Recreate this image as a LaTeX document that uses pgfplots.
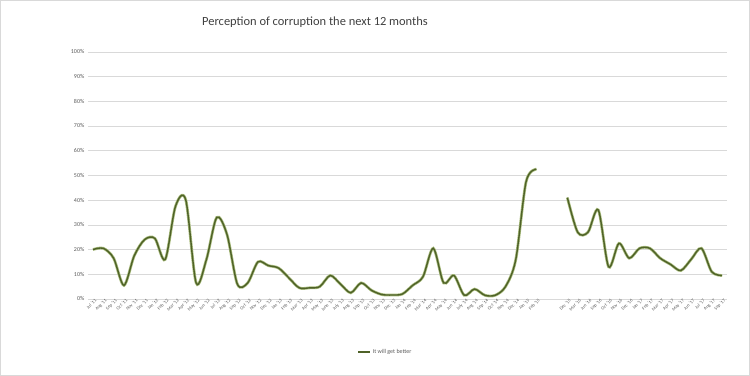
\documentclass[border=0pt]{standalone}
\usepackage{pgfplots}
\pgfplotsset{compat=1.18}
\usepackage{pgfplotstable}
\usepackage{fontspec}
\setmainfont{Carlito}
\definecolor{gridc}{HTML}{D9D9D9}
\definecolor{linedark}{HTML}{4F6228}
\definecolor{linelight}{HTML}{A9BC7E}
\definecolor{txt}{HTML}{595959}
\definecolor{titlec}{HTML}{404040}
\pgfplotstableread{
x y
0 20
1 20.5
2 16.5
3 5.5
4 17.5
5 24
6 24.5
7 16
8 37.5
9 40
10 6.5
11 16
12 33
13 26
14 6
15 6.5
16 15
17 13.5
18 12.5
19 8.5
20 4.5
21 4.5
22 5
23 9.5
24 6
25 2.5
26 6.5
27 3.5
28 1.8
29 1.6
30 2
31 5.5
32 9
33 20.5
34 6.5
35 9.5
36 1.5
37 4
38 1.5
39 1.5
40 5
41 16
42 47.5
43 52.5
}\segA
\pgfplotstableread{
x y
46 41
47 27
48 27
49 36
50 13
51 22.5
52 16.5
53 20.5
54 20.5
55 16.5
56 14
57 11.5
58 16
59 20.5
60 11
61 9.5
}\segB
\begin{document}
\begin{tikzpicture}[x=1bp,y=1bp]
\draw[gridc, line width=0.6bp] (0.5,0.5) rectangle (749.5,375.5);
\node[font=\fontsize{12.5}{14}\selectfont, text=titlec] at (315,354) {Perception of corruption the next 12 months};
\begin{axis}[
  at={(88bp,77bp)}, anchor=south west,
  scale only axis, width=639bp, height=247bp,
  xmin=-0.5, xmax=61.5, ymin=0, ymax=100,
  axis line style={draw=none},
  ytick={0,10,...,100},
  yticklabel={\pgfmathprintnumber{\tick}\%},
  yticklabel style={font=\fontsize{6}{7}\selectfont, text=txt},
  /pgf/number format/assume math mode=true,
  ymajorgrids, grid style={gridc, line width=0.6bp},
  major tick length=0pt,
  xtick={0,...,61},
  xticklabels={Jul '11,Aug '11,Sep '11,Oct '11,Nov '11,Dec '11,Jan '12,Feb '12,Mar '12,Apr '12,May '12,Jun '12,Jul '12,Aug '12,Sep '12,Oct '12,Nov '12,Dec '12,Jan '13,Feb '13,Mar '13,Apr '13,May '13,June '13,July '13,Aug '13,Sep '13,Oct '13,Nov '13,Dec '13,Jan '14,Feb '14,Mar '14,Apr '14,May '14,Jun '14,July '14,Aug '14,Sep '14,Oct '14,Nov '14,Dec '14,Jan '15,Feb '15,,,Dec '15,Mar '16,Jun '16,Sep '16,Oct '16,Nov '16,Dec '16,Jan '17,Feb '17,Mar '17,Apr '17,May '17,Jun '17,Jul '17,Aug '17,Sep '17},
  xticklabel style={font=\fontsize{4.6}{5.5}\selectfont, text=txt, rotate=45, anchor=north east, inner sep=0.5pt, xshift=2bp},
  legend style={at={(0.465,-0.215)}, anchor=center, draw=none, fill=none, font=\fontsize{6}{7}\selectfont, text=txt, legend columns=1},
  legend cell align=left,
  legend image code/.code={\draw[linelight, line width=2.6bp] (0cm,0cm) -- (0.4cm,0cm); \draw[linedark, line width=1.3bp] (0cm,0cm) -- (0.4cm,0cm);},
]
\addplot[linelight, line width=2.8bp, smooth, forget plot] table[x=x,y=y] {\segA};
\addplot[linedark, line width=1.4bp, smooth, forget plot] table[x=x,y=y] {\segA};
\addplot[linelight, line width=2.8bp, smooth, forget plot] table[x=x,y=y] {\segB};
\addplot[linedark, line width=1.4bp, smooth] table[x=x,y=y] {\segB};
\addlegendentry{It will get better}
\draw[gridc, line width=0.6bp] (axis cs:-0.5,0) -- (axis cs:61.5,0);
\end{axis}
\end{tikzpicture}
\end{document}
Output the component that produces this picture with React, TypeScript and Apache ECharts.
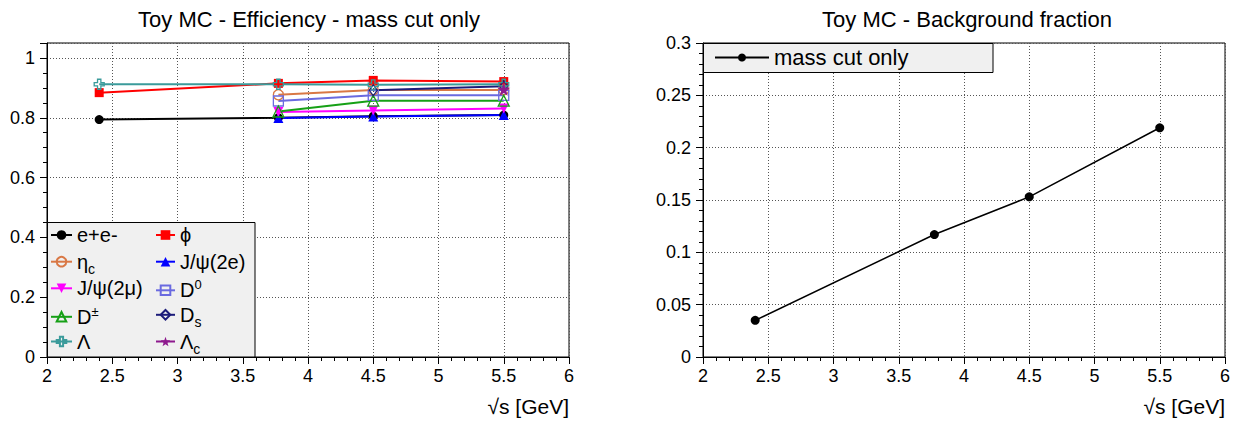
import React, { useEffect, useRef } from "react";
import * as echarts from "echarts";

// ---- data ----
const energies = [2.4, 3.773, 4.5, 5.5];
const xTicks = [2, 2.5, 3, 3.5, 4, 4.5, 5, 5.5, 6];
const effEE = [0.794, 0.8, 0.805, 0.809];
const effPhi = [0.884, 0.915, 0.925, 0.921];
const effEtac = [null, 0.877, 0.893, 0.893];
const effJpsiEE = [null, 0.799, 0.804, 0.809];
const effJpsiMuMu = [null, 0.819, 0.824, 0.831];
const effD0 = [null, 0.856, 0.875, 0.875];
const effDpm = [null, 0.821, 0.857, 0.857];
const effDs = [null, null, 0.892, 0.905];
const effLambda = [0.912, 0.912, 0.91, 0.912];
const effLambdac = [null, null, null, 0.895];
const bgFraction = [0.035, 0.117, 0.153, 0.219];

const titleLeft = "Toy MC - Efficiency - mass cut only";
const titleRight = "Toy MC - Background fraction";
const xTitle = "√s [GeV]";
const bgLegend = "mass cut only";

const FONT = "'Liberation Sans', Arial, Helvetica, sans-serif";
const TICK_FS = 18;

const CROSS =
  "path://M-1,-3 L1,-3 L1,-1 L3,-1 L3,1 L1,1 L1,3 L-1,3 L-1,1 L-3,1 L-3,-1 L-1,-1 Z";
const STAR =
  "path://M0,-10 L2.35,-3.24 L9.51,-3.09 L3.8,1.24 L5.88,8.09 L0,4 L-5.88,8.09 L-3.8,1.24 L-9.51,-3.09 L-2.35,-3.24 Z";

type Spec = {
  name: string;
  label: string;
  values: (number | null)[];
  color: string;
  symbol: string;
  size: number | number[];
  open?: boolean;
  rotate?: number;
};

const effSeries: Spec[] = [
  { name: "e+e-", label: "e+e-", values: effEE, color: "#000000", symbol: "circle", size: 9 },
  { name: "ϕ", label: "ϕ", values: effPhi, color: "#ff0000", symbol: "rect", size: 9 },
  { name: "η_c", label: "η{sub|c}", values: effEtac, color: "#d97845", symbol: "circle", size: 10, open: true },
  { name: "J/ψ(2e)", label: "J/ψ(2e)", values: effJpsiEE, color: "#0000ff", symbol: "triangle", size: 10 },
  { name: "J/ψ(2μ)", label: "J/ψ(2μ)", values: effJpsiMuMu, color: "#ff00ff", symbol: "triangle", size: 10, rotate: 180 },
  { name: "D0", label: "D{sup|0}", values: effD0, color: "#6a6ae0", symbol: "rect", size: 10, open: true },
  { name: "D±", label: "D{sup|±}", values: effDpm, color: "#16a016", symbol: "triangle", size: 11, open: true },
  { name: "Ds", label: "D{sub|s}", values: effDs, color: "#1c1c7a", symbol: "diamond", size: [8, 11], open: true },
  { name: "Λ", label: "Λ", values: effLambda, color: "#3b9b9b", symbol: CROSS, size: 10, open: true },
  { name: "Λc", label: "Λ{sub|c}", values: effLambdac, color: "#8e1a8e", symbol: STAR, size: 13 },
];

const labelMap: Record<string, string> = {};
effSeries.forEach((s) => (labelMap[s.name] = s.label));

function pairs(vals: (number | null)[]) {
  const out: number[][] = [];
  vals.forEach((v, i) => {
    if (v !== null) out.push([energies[i], v]);
  });
  return out;
}

const gridLine = { show: true, lineStyle: { color: "#555", type: [1, 2], width: 1 } };

function xAxis(gridIndex: number) {
  return {
    type: "value",
    gridIndex,
    min: xTicks[0],
    max: xTicks[xTicks.length - 1],
    interval: xTicks[1] - xTicks[0],
    axisLine: { show: true, onZero: false, lineStyle: { color: "#000" } },
    axisTick: { show: true, length: 7, lineStyle: { color: "#000" } },
    minorTick: { show: true, splitNumber: 5, length: 4, lineStyle: { color: "#000" } },
    splitLine: gridLine,
    axisLabel: { color: "#000", fontSize: TICK_FS, margin: 10, fontFamily: FONT },
    name: xTitle,
    nameLocation: "end",
    nameGap: 0,
    nameTextStyle: {
      color: "#000",
      fontSize: 21,
      fontFamily: FONT,
      align: "right",
      verticalAlign: "top",
      padding: [39, 0, 0, 0],
    },
  };
}

function yAxis(gridIndex: number, max: number, interval: number, minor: number) {
  return {
    type: "value",
    gridIndex,
    min: 0,
    max,
    interval,
    axisLine: { show: true, lineStyle: { color: "#000" } },
    axisTick: { show: true, length: 7, lineStyle: { color: "#000" } },
    minorTick: { show: true, splitNumber: minor, length: 4, lineStyle: { color: "#000" } },
    splitLine: gridLine,
    axisLabel: { color: "#000", fontSize: TICK_FS, margin: 12, showMaxLabel: gridIndex === 1, fontFamily: FONT },
  };
}

export default function App() {
  const ref = useRef<HTMLDivElement>(null);

  useEffect(() => {
    if (!ref.current) return;
    const chart = echarts.init(ref.current, undefined, { renderer: "svg" });

    const series: any[] = effSeries.map((s) => ({
      type: "line",
      name: s.name,
      xAxisIndex: 0,
      yAxisIndex: 0,
      data: pairs(s.values),
      symbol: s.symbol,
      symbolSize: s.size,
      symbolRotate: s.rotate || 0,
      showAllSymbol: true,
      lineStyle: { color: s.color, width: 2 },
      itemStyle: s.open
        ? { color: "rgba(255,255,255,0)", borderColor: s.color, borderWidth: 1.3 }
        : { color: s.color, borderWidth: 0 },
      emphasis: { disabled: true },
    }));
    series.push({
      type: "line",
      name: bgLegend,
      xAxisIndex: 1,
      yAxisIndex: 1,
      data: pairs(bgFraction),
      symbol: "circle",
      symbolSize: 9,
      lineStyle: { color: "#000", width: 1.5 },
      itemStyle: { color: "#000" },
      emphasis: { disabled: true },
    });

    const legendText = {
      color: "#000",
      fontSize: 20,
      lineHeight: 20,
      fontFamily: FONT,
      rich: {
        sub: { fontSize: 14, lineHeight: 20, height: 6, padding: [14, 0, 0, 0], fontFamily: FONT, color: "#000" },
        sup: { fontSize: 13, lineHeight: 20, height: 9, padding: [0, 0, 11, 0], fontFamily: FONT, color: "#000" },
      },
    };

    // one legend per entry, two columns x five rows (ROOT TLegend with 2 columns)
    const rowCenters = [235, 261.7, 288.3, 314.8, 341.5];
    const effLegends = effSeries.map((s, i) => {
      const col = i % 2;
      const row = Math.floor(i / 2);
      return {
        data: [s.name],
        orient: "vertical",
        left: col === 0 ? 50 : 155,
        top: rowCenters[row] - 10,
        padding: 0,
        itemWidth: col === 0 ? 21 : 19,
        itemHeight: 12,
        selectedMode: false,
        formatter: (n: string) => labelMap[n] || n,
        textStyle: legendText,
        z: 10,
      };
    });

    chart.setOption({
      animation: false,
      textStyle: { fontFamily: FONT },
      title: [
        {
          text: titleLeft,
          left: 304,
          textAlign: "center",
          top: 3,
          textStyle: { fontSize: 22, fontWeight: "normal", color: "#000", fontFamily: FONT },
        },
        {
          text: titleRight,
          left: 962,
          textAlign: "center",
          top: 3,
          textStyle: { fontSize: 22, fontWeight: "normal", color: "#000", fontFamily: FONT },
        },
      ],
      grid: [
        { left: 47, top: 43, width: 522, height: 314, show: true, borderColor: "#000", borderWidth: 1, backgroundColor: "#fff" },
        { left: 703, top: 43, width: 522, height: 314, show: true, borderColor: "#000", borderWidth: 1, backgroundColor: "#fff" },
      ],
      xAxis: [xAxis(0), xAxis(1)],
      yAxis: [yAxis(0, 1.05, 0.2, 4), yAxis(1, 0.3, 0.05, 5)],
      legend: [
        ...effLegends,
        {
          data: [bgLegend],
          left: 714,
          top: 45.5,
          padding: 0,
          itemWidth: 54,
          itemHeight: 10,
          selectedMode: false,
          textStyle: { color: "#000", fontSize: 22, lineHeight: 24, fontFamily: FONT },
          z: 10,
        },
      ],
      graphic: [
        {
          type: "rect",
          z: 5,
          shape: { x: 47.5, y: 222.5, width: 207.5, height: 134.5 },
          style: { fill: "#f0f0f0", stroke: "#000", lineWidth: 1 },
        },
        {
          type: "rect",
          z: 5,
          shape: { x: 703.5, y: 43.5, width: 289.5, height: 29 },
          style: { fill: "#f0f0f0", stroke: "#000", lineWidth: 1 },
        },
      ],
      series,
    });

    return () => chart.dispose();
  }, []);

  return (
    <div
      ref={ref}
      style={{ position: "fixed", left: 0, top: 0, width: 1242, height: 425, background: "#fff" }}
    />
  );
}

+ + + +

• Task description: Pictures should be left out. Retype only the run of lines from the line containing "Output the component" to the line containing "import * as", inclusive.

• Result for this task:
Output the component that produces this picture with React, TypeScript and Apache ECharts.
import React, { useEffect, useRef } from "react";
import * as echarts from "echarts";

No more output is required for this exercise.